Holiday and Leave Considerations
Poland has 13 days of public holidays each year. Outside of these, employees in Poland are entitled to 20 days’ paid leave each year, rising to 26 days after ten years of service with an employer. Years of service do not have to be consecutive: previous spells with the same employer are counted, irrespective of the reason for their previous departure. Employees can also request unpaid leave over any period of time, although granting this is at the discretion of the employer.
Maternity leave entitled in Poland is set at 20 weeks, six of which are taken prior to the birth. Additional time is given for multiple births, while pregnant women or those on maternity or parental leave cannot be dismissed by their employer. The rate of maternity pay depends on whether a mother also takes the additional 32 weeks of parental leave available. A woman solely taking maternity leave receives 100% of her usual salary, but if extending her time off using the parental leave entitlement, this drops to 80% for the full period.
Paternity leave entitlement is two weeks at 100% of usual salary, to be taken any time before the child reaches two years of age.
If an employee is signed off sick by a doctor, then the employer pays for the first 33 days of illness (14 days for employees over 50), after which payments are made through Social Insurance.

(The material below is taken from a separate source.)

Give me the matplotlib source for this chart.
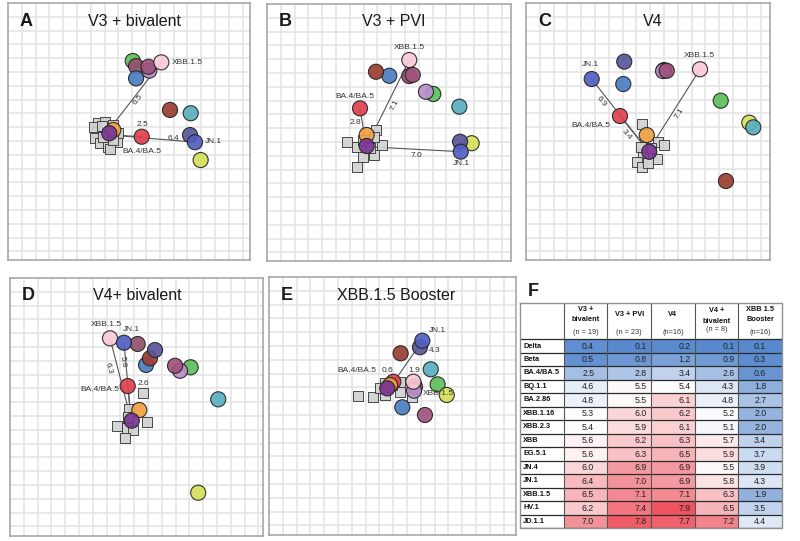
import numpy as np
import matplotlib
matplotlib.use("Agg")
import matplotlib.pyplot as plt
from matplotlib.colors import LinearSegmentedColormap, TwoSlopeNorm

FIG_W, FIG_H = 800, 541
S = 13.8  # pixels per antigenic unit (one grid square)

# ---------------- table data (panel F) ----------------
variants = ["Delta", "Beta", "BA.4/BA.5", "BQ.1.1", "BA.2.86", "XBB.1.16", "XBB.2.3",
            "XBB", "EG.5.1", "JN.4", "JN.1", "XBB.1.5", "HV.1", "JD.1.1"]
v3_bivalent = [0.4, 0.5, 2.5, 4.6, 4.8, 5.3, 5.4, 5.6, 5.6, 6.0, 6.4, 6.5, 6.2, 7.0]
v3_pvi = [0.1, 0.8, 2.8, 5.5, 5.5, 6.0, 5.9, 6.2, 6.3, 6.9, 7.0, 7.1, 7.4, 7.8]
v4 = [0.2, 1.2, 3.4, 5.4, 6.1, 6.2, 6.1, 6.3, 6.5, 6.9, 6.9, 7.1, 7.9, 7.7]
v4_bivalent = [0.1, 0.9, 2.6, 4.3, 4.8, 5.2, 5.1, 5.7, 5.9, 5.5, 5.8, 6.3, 6.5, 7.2]
xbb_booster = [0.1, 0.3, 0.6, 1.8, 2.7, 2.0, 2.0, 3.4, 3.7, 3.9, 4.3, 1.9, 3.5, 4.4]
col_headers = [["V3 +", "bivalent"], ["V3 + PVI"], ["V4"], ["V4 +", "bivalent"], ["XBB 1.5", "Booster"]]
col_n = ["(n = 19)", "(n = 23)", "(n=16)", "(n = 8)", "(n=16)"]

# ---------------- antigenic map data ----------------
antigens = ["EG.5.1", "XBB", "XBB.2.3", "XBB.1.16", "BQ.1.1", "XBB.1.5", "JD.1.1",
            "BA.2.86", "HV.1", "JN.4", "JN.1", "BA.4/BA.5", "Delta", "Beta"]
antigen_colors = {
    "EG.5.1": "#5cbf5a", "XBB": "#93506e", "XBB.2.3": "#b98fc9", "XBB.1.16": "#a0527c",
    "BQ.1.1": "#4a7fc1", "XBB.1.5": "#f9c9d6", "JD.1.1": "#9a3e32", "BA.2.86": "#d4e05a",
    "HV.1": "#5aafbf", "JN.4": "#5a5699", "JN.1": "#5060c0", "BA.4/BA.5": "#e0404f",
    "Delta": "#f0a040", "Beta": "#7a3595",
}

A_x = [9.04, 9.28, 10.24, 10.17, 9.28, 11.11, 11.74, 13.96, 13.24, 13.19, 13.55, 9.69, 7.63, 7.34]
A_y = [4.20, 4.57, 4.90, 4.62, 5.46, 4.30, 7.75, 11.38, 7.99, 9.57, 10.09, 9.69, 9.20, 9.44]
A_sera_x = [6.54, 7.03, 6.43, 6.30, 6.67, 7.27, 7.88, 8.00, 7.63, 6.91, 6.20, 7.40, 6.80, 7.60]
A_sera_y = [8.72, 8.60, 9.33, 9.81, 10.17, 10.41, 10.05, 9.44, 8.84, 9.69, 9.00, 10.60, 8.90, 9.90]

B_x = [12.05, 10.31, 11.52, 10.56, 8.86, 10.31, 7.90, 14.83, 13.94, 13.99, 14.04, 6.74, 7.22, 7.22]
B_y = [6.52, 5.22, 6.36, 5.14, 5.20, 4.06, 4.91, 10.09, 7.44, 9.98, 10.70, 7.56, 9.49, 10.29]
B_sera_x = [5.78, 6.50, 6.93, 6.54, 7.75, 8.31, 7.90, 7.75, 6.98, 7.46]
B_sera_y = [9.98, 10.34, 11.06, 11.79, 10.94, 10.22, 9.13, 9.62, 9.86, 10.46]

C_x = [14.11, 10.00, 9.93, 10.20, 7.05, 12.61, 14.49, 16.18, 16.47, 7.12, 4.76, 6.81, 8.75, 8.93]
C_y = [7.08, 4.86, 4.93, 4.91, 5.87, 4.80, 12.90, 8.67, 9.01, 4.25, 5.51, 8.19, 9.57, 10.78]
C_sera_x = [8.38, 9.59, 10.00, 8.50, 8.02, 8.38, 9.47, 8.86, 8.31, 9.08]
C_sera_y = [8.77, 10.05, 10.29, 10.89, 11.50, 11.86, 11.33, 11.62, 10.41, 10.53]

D_x = [13.09, 9.25, 12.32, 11.96, 9.86, 7.25, 10.14, 13.64, 15.09, 10.51, 8.26, 8.53, 9.37, 8.82]
D_y = [6.47, 4.78, 6.72, 6.36, 6.30, 4.37, 5.82, 15.56, 8.79, 5.22, 4.69, 7.83, 9.57, 10.34]
D_sera_x = [9.66, 8.65, 9.91, 7.73, 8.46, 8.94, 8.33, 8.57]
D_sera_y = [8.36, 9.52, 10.41, 10.72, 10.89, 11.01, 11.62, 10.05]

E_x = [12.22, 10.58, 10.51, 11.30, 9.66, 10.46, 9.54, 12.88, 11.72, 10.94, 11.11, 9.01, 8.77, 8.57]
E_y = [7.78, 7.95, 8.24, 10.00, 9.44, 7.59, 5.53, 8.55, 6.69, 5.09, 4.62, 7.59, 7.83, 8.07]
E_sera_x = [9.49, 6.47, 7.56, 8.41, 9.49, 10.34, 9.49, 8.04, 8.89, 8.41]
E_sera_y = [7.75, 8.62, 8.67, 8.55, 8.31, 8.67, 7.59, 8.07, 7.83, 7.71]

# ---------------- layout ----------------
panels = [
    dict(letter="A", title="V3 + bivalent", box=(8, 3, 250, 260), x=A_x, y=A_y,
         sx=A_sera_x, sy=A_sera_y, dist=v3_bivalent,
         lines=["XBB.1.5", "BA.4/BA.5", "JN.1"],
         dpos={"XBB.1.5": (9.45, 7.0, True), "BA.4/BA.5": (9.76, 8.84, False), "JN.1": (11.98, 9.80, False)},
         npos=[("XBB.1.5", 11.86, 4.33, "left"), ("JN.1", 14.28, 10.05, "left"), ("BA.4/BA.5", 9.71, 10.78, "center")]),
    dict(letter="B", title="V3 + PVI", box=(267, 4, 511, 261), x=B_x, y=B_y,
         sx=B_sera_x, sy=B_sera_y, dist=v3_pvi,
         lines=["XBB.1.5", "BA.4/BA.5", "JN.1"],
         dpos={"XBB.1.5": (9.25, 7.32, True), "BA.4/BA.5": (6.38, 8.60, False), "JN.1": (10.85, 11.01, False)},
         npos=[("XBB.1.5", 10.31, 3.17, "center"), ("BA.4/BA.5", 6.38, 6.67, "center"), ("JN.1", 14.11, 11.59, "center")]),
    dict(letter="C", title="V4", box=(526, 3, 770, 260), x=C_x, y=C_y,
         sx=C_sera_x, sy=C_sera_y, dist=v4,
         lines=["JN.1", "BA.4/BA.5", "XBB.1.5"],
         dpos={"JN.1": (5.43, 7.15, True), "BA.4/BA.5": (7.25, 9.57, True), "XBB.1.5": (11.11, 7.99, True)},
         npos=[("JN.1", 4.64, 4.49, "center"), ("XBB.1.5", 12.54, 3.84, "center"), ("BA.4/BA.5", 6.14, 8.91, "right")]),
    dict(letter="D", title="V4+ bivalent", box=(10, 278, 263, 536), x=D_x, y=D_y,
         sx=D_sera_x, sy=D_sera_y, dist=v4_bivalent,
         lines=["XBB.1.5", "JN.1", "BA.4/BA.5"],
         dpos={"XBB.1.5": (7.12, 6.54, True), "JN.1": (8.17, 6.07, True), "BA.4/BA.5": (9.66, 7.68, False)},
         npos=[("XBB.1.5", 6.96, 3.36, "center"), ("JN.1", 8.77, 3.72, "center"), ("BA.4/BA.5", 7.90, 8.07, "right")]),
    dict(letter="E", title="XBB.1.5 Booster", box=(269, 277, 516, 535), x=E_x, y=E_y,
         sx=E_sera_x, sy=E_sera_y, dist=xbb_booster,
         lines=["JN.1", "BA.4/BA.5", "XBB.1.5"],
         dpos={"JN.1": (12.03, 5.29, False), "BA.4/BA.5": (8.57, 6.79, False), "XBB.1.5": (10.51, 6.79, False)},
         npos=[("JN.1", 12.20, 3.91, "center"), ("BA.4/BA.5", 7.80, 6.79, "right"), ("XBB.1.5", 11.16, 8.43, "left")]),
]

fig = plt.figure(figsize=(FIG_W / 100, FIG_H / 100), dpi=100)
fig.patch.set_facecolor("white")

TITLE_FONT = "Liberation Sans"
SMALL_FONT = "Liberation Sans"

for p in panels:
    x0, y0, x1, y1 = p["box"]
    w, h = x1 - x0, y1 - y0
    ax = fig.add_axes([x0 / FIG_W, 1 - y1 / FIG_H, w / FIG_W, h / FIG_H])
    ax.set_xlim(0, w / S)
    ax.set_ylim(h / S, 0)
    ax.set_xticks(np.arange(1, w / S))
    ax.set_yticks(np.arange(1, h / S))
    ax.grid(True, color="#e3e3e3", lw=1.1)
    ax.tick_params(length=0, labelbottom=False, labelleft=False)
    for sp in ax.spines.values():
        sp.set_color("#a8a8a8")
        sp.set_linewidth(1.2)
    ax.set_axisbelow(True)

    xs = dict(zip(antigens, p["x"]))
    ys = dict(zip(antigens, p["y"]))
    cx, cy = np.mean(p["sx"]), np.mean(p["sy"])

    # distance lines
    for name in p["lines"]:
        ax.plot([cx, xs[name]], [cy, ys[name]], color="#555555", lw=0.8, zorder=2)
    # sera
    ax.scatter(p["sx"], p["sy"], marker="s", s=50, facecolor="#d2d2d2",
               edgecolor="#3a3a3a", linewidth=0.7, alpha=0.92, zorder=3)
    # antigens
    ax.scatter(p["x"], p["y"], s=118, c=[antigen_colors[a] for a in antigens],
               edgecolor="#222222", linewidth=0.8, alpha=0.92, zorder=4)

    # distance labels
    for name, (lx, ly, rot) in p["dpos"].items():
        val = p["dist"][variants.index(name)]
        angle = 0
        if rot:
            (ax_, ay_), (bx_, by_) = ax.transData.transform([(cx, cy), (xs[name], ys[name])])
            angle = np.degrees(np.arctan2(by_ - ay_, bx_ - ax_))
            if angle > 90:
                angle -= 180
            if angle < -90:
                angle += 180
        ax.text(lx, ly, f"{val:.1f}", fontsize=6, family=SMALL_FONT, color="#333333",
                ha="center", va="center", rotation=angle, rotation_mode="anchor", zorder=5)
    # name labels
    for name, lx, ly, ha in p["npos"]:
        ax.text(lx, ly, name, fontsize=6, family=SMALL_FONT, color="#333333",
                ha=ha, va="center", zorder=5)

    # title and letter
    ax.text(127 / w, 1 - 18 / h, p["title"], transform=ax.transAxes, fontsize=11.5,
            family=TITLE_FONT, ha="center", va="center", color="#1a1a1a")
    ax.text(12 / w, 1 - 18 / h, p["letter"], transform=ax.transAxes, fontsize=13,
            family=TITLE_FONT, fontweight="bold", ha="left", va="center", color="#1a1a1a")

# ---------------- panel F table ----------------
T_LEFT, T_RIGHT, T_TOP, T_BOT = 520, 782, 303, 528
ROW_H = (T_BOT - 339.3) / len(variants)
HEAD = (339.3 - T_TOP) / ROW_H
tax = fig.add_axes([T_LEFT / FIG_W, 1 - T_BOT / FIG_H, (T_RIGHT - T_LEFT) / FIG_W, (T_BOT - T_TOP) / FIG_H])
tax.set_xlim(0, 6)
tax.set_ylim(len(variants), -HEAD)
tax.axis("off")

cmap = LinearSegmentedColormap.from_list("bwr_custom", ["#5587cd", "#ffffff", "#ee5560"])
norm = TwoSlopeNorm(vmin=0, vcenter=5.4, vmax=7.9)
data = np.array([v3_bivalent, v3_pvi, v4, v4_bivalent, xbb_booster]).T
tax.pcolormesh(np.arange(1, 7), np.arange(0, len(variants) + 1), data, cmap=cmap, norm=norm)

# grid lines
tax.hlines(np.arange(0, len(variants) + 1), 0, 6, color="#2a2a2a", lw=0.9)
tax.vlines(np.arange(1, 6), -HEAD, len(variants), color="#555555", lw=0.8)
tax.plot([0, 6, 6, 0, 0], [-HEAD, -HEAD, len(variants), len(variants), -HEAD],
         color="#909090", lw=1.0, clip_on=False)

value_pad = [0.30, 0.09, 0.09, 0.09, None]
for r, var in enumerate(variants):
    tax.text(0.07, r + 0.5, var, fontsize=5.3, family=SMALL_FONT, fontweight="bold",
             ha="left", va="center", color="#111111")
    for c in range(5):
        v = data[r, c]
        if value_pad[c] is None:
            tax.text(c + 1.5, r + 0.52, f"{v:.1f}", fontsize=6.3, family=SMALL_FONT,
                     ha="center", va="center", color="#222222")
        else:
            tax.text(c + 2 - value_pad[c], r + 0.52, f"{v:.1f}", fontsize=6.3, family=SMALL_FONT,
                     ha="right", va="center", color="#222222")

# header
head_y = {2: [-2.23, -1.49], 1: [-1.81]}
for c, lines in enumerate(col_headers):
    ys_ = head_y[len(lines)]
    if c == 3:
        ys_ = [-2.13, -1.31]
    for yy, txt in zip(ys_, lines):
        tax.text(c + 1.5, yy, txt, fontsize=5.3, family=SMALL_FONT, fontweight="bold",
                 ha="center", va="center", color="#111111")
    ny = -0.69 if c == 3 else -0.49
    tax.text(c + 1.5, ny, col_n[c], fontsize=5.3, family=SMALL_FONT,
             ha="center", va="center", color="#333333")

fig.text(533.3 / FIG_W, 1 - 291.7 / FIG_H, "F", fontsize=13, family=TITLE_FONT,
         fontweight="bold", ha="center", va="center", color="#1a1a1a")

fig.savefig("out.png", dpi=100, facecolor="white")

The rates applicable vary: although they are at 100% for most reasons, they reduce to 70-80% for illness or accidents.
With a low-cost and highly-skilled workforce, along with links to Europe and clearly defined tax regulations, Poland can be a great place to do business. But to make sure you’re compliant with all requirements right from the start, it’s recommended to deploy a global payroll partner who can deliver local expertise, and integrate your new Polish operation into your wider international payroll.
This article is for informational purposes only and not intended to convey or constitute legal or any other advice. It is not a substitute for advice from a qualified professional.